The theme should be seamlessly intertwined with the overall layout – for instance, if you’re going for more of a beach theme you should probably have some sort of tiki themed bar set up as a drinking area. For more rustic look you can include a bunch stone styles – with some companies offering some that are already weathered for a better look.
Things like appliance selection can influence this too, with brick fireplaces and pizza ovens giving a nice traditional look. Lots of rectangles, grids, and straight lines mixed with a juxtaposition of blacks and whites can make for a great modern look.
Open space shelving with white plates and colorful sashes can give your outdoor kitchen a more bohemian style. While columns can give you the opportunity to add extra personality to your outdoor area
These are my 10 Design tips for your Outdoor Kitchen. While there are more considerations, these 10 tips will definitely give you a great start and a layout to work from.
- An outdoor kitchen space can be a wonderful addition to just about any home. When you’re setting out your plans make sure that you have a good location in mind while always being vigilant about the climate – as this can influence just about everything you do.
- Overall layout should be rational, while the materials you pick need to be both beautiful and tough enough to withstand temperature and weather changes. If you can swing it, inclusion of a dining and entertainment area will greatly take advantage of this area.

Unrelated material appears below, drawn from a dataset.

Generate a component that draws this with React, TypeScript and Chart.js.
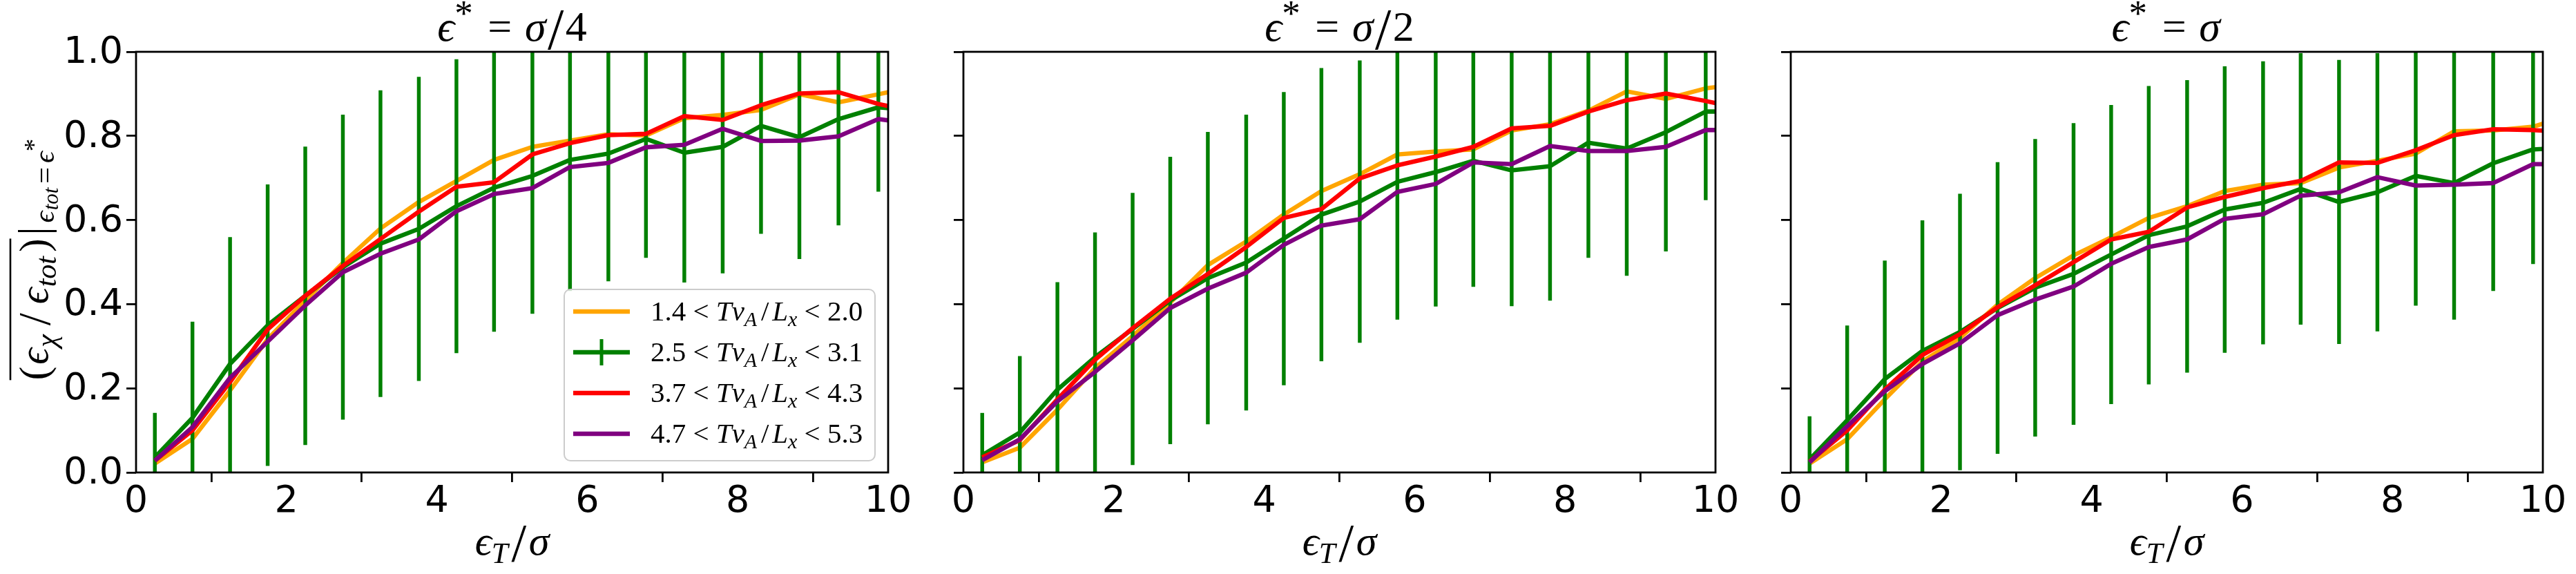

- While picking the proper appliances, storage space, and meeting your energy needs will set you down the path for success.
- Like any other construction project you always should have a budget in mind. Do plenty of research so you can have a line by line list of what you can spend and where so you don’t go over.
- If you do go with outside help to get all this work done, always go with a certified contractor. The inexperienced help can create more problems than they are worth, while also wasting your time and money.